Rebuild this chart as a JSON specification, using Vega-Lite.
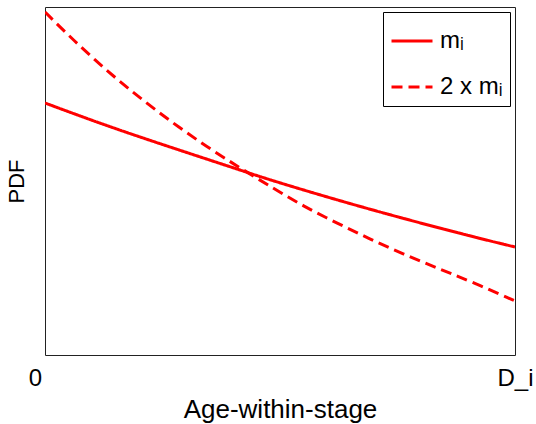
{
  "$schema": "https://vega.github.io/schema/vega-lite/v6.json",
  "width": 470,
  "height": 348,
  "autosize": {"type": "none"},
  "padding": {"left": 45, "top": 7, "right": 21, "bottom": 69},
  "config": {
    "font": "Liberation Sans",
    "view": {"stroke": "#222", "strokeWidth": 1},
    "background": "white"
  },
  "data": {
    "values": [
      {"x": 0.0, "y": 2.52, "series": "mᵢ"},
      {"x": 0.132, "y": 2.29, "series": "mᵢ"},
      {"x": 0.272, "y": 2.07, "series": "mᵢ"},
      {"x": 0.415, "y": 1.85, "series": "mᵢ"},
      {"x": 0.479, "y": 1.75, "series": "mᵢ"},
      {"x": 0.621, "y": 1.55, "series": "mᵢ"},
      {"x": 0.762, "y": 1.365, "series": "mᵢ"},
      {"x": 0.904, "y": 1.19, "series": "mᵢ"},
      {"x": 1.0, "y": 1.08, "series": "mᵢ"},
      {"x": 0.0, "y": 3.43, "series": "2 x mᵢ"},
      {"x": 0.06, "y": 3.15, "series": "2 x mᵢ"},
      {"x": 0.132, "y": 2.84, "series": "2 x mᵢ"},
      {"x": 0.202, "y": 2.57, "series": "2 x mᵢ"},
      {"x": 0.272, "y": 2.32, "series": "2 x mᵢ"},
      {"x": 0.345, "y": 2.08, "series": "2 x mᵢ"},
      {"x": 0.415, "y": 1.87, "series": "2 x mᵢ"},
      {"x": 0.485, "y": 1.67, "series": "2 x mᵢ"},
      {"x": 0.549, "y": 1.49, "series": "2 x mᵢ"},
      {"x": 0.621, "y": 1.32, "series": "2 x mᵢ"},
      {"x": 0.691, "y": 1.16, "series": "2 x mᵢ"},
      {"x": 0.762, "y": 1.01, "series": "2 x mᵢ"},
      {"x": 0.834, "y": 0.87, "series": "2 x mᵢ"},
      {"x": 0.904, "y": 0.74, "series": "2 x mᵢ"},
      {"x": 1.0, "y": 0.54, "series": "2 x mᵢ"}
    ]
  },
  "mark": {"type": "line", "color": "#ff0000", "strokeWidth": 3, "interpolate": "basis", "clip": true},
  "encoding": {
    "x": {
      "field": "x", "type": "quantitative",
      "scale": {"domain": [0, 1], "nice": false, "zero": false},
      "axis": {
        "values": [0, 1],
        "labelExpr": "datum.value == 0 ? '0' : 'D_i'",
        "domain": false, "ticks": false, "grid": false,
        "labelFontSize": 24, "labelColor": "#000", "labelPadding": 11,
        "labelOffset": {"condition": {"test": "datum.value == 0", "value": -10}, "value": 0},
        "labelFlush": false,
        "title": "Age-within-stage", "titleFontSize": 26, "titleFontWeight": "normal",
        "titleColor": "#000", "titlePadding": 6
      }
    },
    "y": {
      "field": "y", "type": "quantitative",
      "scale": {"domain": [0, 3.48], "nice": false, "zero": false},
      "axis": {
        "labels": false, "domain": false, "ticks": false, "grid": false,
        "title": "PDF", "titleFontSize": 22, "titleFontWeight": "normal",
        "titleColor": "#000", "titlePadding": 17
      }
    },
    "strokeDash": {
      "field": "series", "type": "nominal",
      "scale": {"domain": ["mᵢ", "2 x mᵢ"], "range": [[1, 0], [11, 6]]},
      "legend": {
        "title": null,
        "orient": "top-right",
        "offset": 5,
        "symbolType": "stroke",
        "symbolSize": 1681,
        "symbolStrokeWidth": 3,
        "symbolStrokeColor": "#ff0000",
        "labelFontSize": 24,
        "labelColor": "#000",
        "labelLimit": 200,
        "labelOffset": 6,
        "rowPadding": 12,
        "padding": 7,
        "strokeColor": "#000",
        "fillColor": "#fff",
        "cornerRadius": 0
      }
    }
  }
}
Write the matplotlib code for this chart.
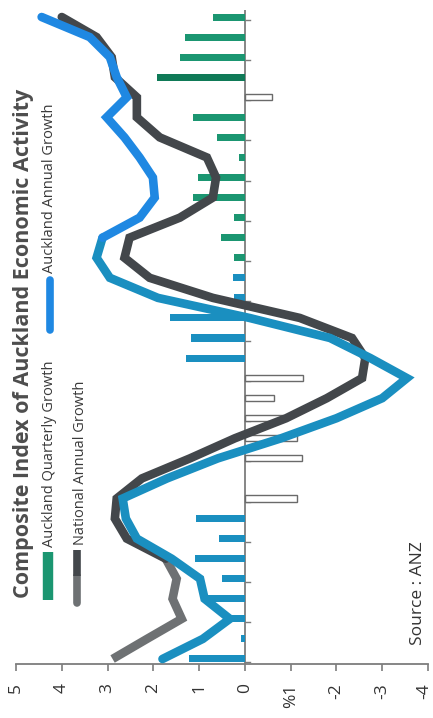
........
Exclude every picture and copy the remaining data exactly.

Rebuild this chart as a JSON specification, using Vega-Lite.
{
  "$schema": "https://vega.github.io/schema/vega-lite/v6.json",
  "width": 470,
  "height": 348,
  "autosize": {"type": "none"},
  "padding": {"left": 45, "top": 7, "right": 21, "bottom": 69},
  "config": {
    "font": "Liberation Sans",
    "view": {"stroke": "#222", "strokeWidth": 1},
    "background": "white"
  },
  "data": {
    "values": [
      {"x": 0.0, "y": 2.52, "series": "mᵢ"},
      {"x": 0.132, "y": 2.29, "series": "mᵢ"},
      {"x": 0.272, "y": 2.07, "series": "mᵢ"},
      {"x": 0.415, "y": 1.85, "series": "mᵢ"},
      {"x": 0.479, "y": 1.75, "series": "mᵢ"},
      {"x": 0.621, "y": 1.55, "series": "mᵢ"},
      {"x": 0.762, "y": 1.365, "series": "mᵢ"},
      {"x": 0.904, "y": 1.19, "series": "mᵢ"},
      {"x": 1.0, "y": 1.08, "series": "mᵢ"},
      {"x": 0.0, "y": 3.43, "series": "2 x mᵢ"},
      {"x": 0.06, "y": 3.15, "series": "2 x mᵢ"},
      {"x": 0.132, "y": 2.84, "series": "2 x mᵢ"},
      {"x": 0.202, "y": 2.57, "series": "2 x mᵢ"},
      {"x": 0.272, "y": 2.32, "series": "2 x mᵢ"},
      {"x": 0.345, "y": 2.08, "series": "2 x mᵢ"},
      {"x": 0.415, "y": 1.87, "series": "2 x mᵢ"},
      {"x": 0.485, "y": 1.67, "series": "2 x mᵢ"},
      {"x": 0.549, "y": 1.49, "series": "2 x mᵢ"},
      {"x": 0.621, "y": 1.32, "series": "2 x mᵢ"},
      {"x": 0.691, "y": 1.16, "series": "2 x mᵢ"},
      {"x": 0.762, "y": 1.01, "series": "2 x mᵢ"},
      {"x": 0.834, "y": 0.87, "series": "2 x mᵢ"},
      {"x": 0.904, "y": 0.74, "series": "2 x mᵢ"},
      {"x": 1.0, "y": 0.54, "series": "2 x mᵢ"}
    ]
  },
  "mark": {"type": "line", "color": "#ff0000", "strokeWidth": 3, "interpolate": "basis", "clip": true},
  "encoding": {
    "x": {
      "field": "x", "type": "quantitative",
      "scale": {"domain": [0, 1], "nice": false, "zero": false},
      "axis": {
        "values": [0, 1],
        "labelExpr": "datum.value == 0 ? '0' : 'D_i'",
        "domain": false, "ticks": false, "grid": false,
        "labelFontSize": 24, "labelColor": "#000", "labelPadding": 11,
        "labelOffset": {"condition": {"test": "datum.value == 0", "value": -10}, "value": 0},
        "labelFlush": false,
        "title": "Age-within-stage", "titleFontSize": 26, "titleFontWeight": "normal",
        "titleColor": "#000", "titlePadding": 6
      }
    },
    "y": {
      "field": "y", "type": "quantitative",
      "scale": {"domain": [0, 3.48], "nice": false, "zero": false},
      "axis": {
        "labels": false, "domain": false, "ticks": false, "grid": false,
        "title": "PDF", "titleFontSize": 22, "titleFontWeight": "normal",
        "titleColor": "#000", "titlePadding": 17
      }
    },
    "strokeDash": {
      "field": "series", "type": "nominal",
      "scale": {"domain": ["mᵢ", "2 x mᵢ"], "range": [[1, 0], [11, 6]]},
      "legend": {
        "title": null,
        "orient": "top-right",
        "offset": 5,
        "symbolType": "stroke",
        "symbolSize": 1681,
        "symbolStrokeWidth": 3,
        "symbolStrokeColor": "#ff0000",
        "labelFontSize": 24,
        "labelColor": "#000",
        "labelLimit": 200,
        "labelOffset": 6,
        "rowPadding": 12,
        "padding": 7,
        "strokeColor": "#000",
        "fillColor": "#fff",
        "cornerRadius": 0
      }
    }
  }
}
Write the matplotlib code for this chart.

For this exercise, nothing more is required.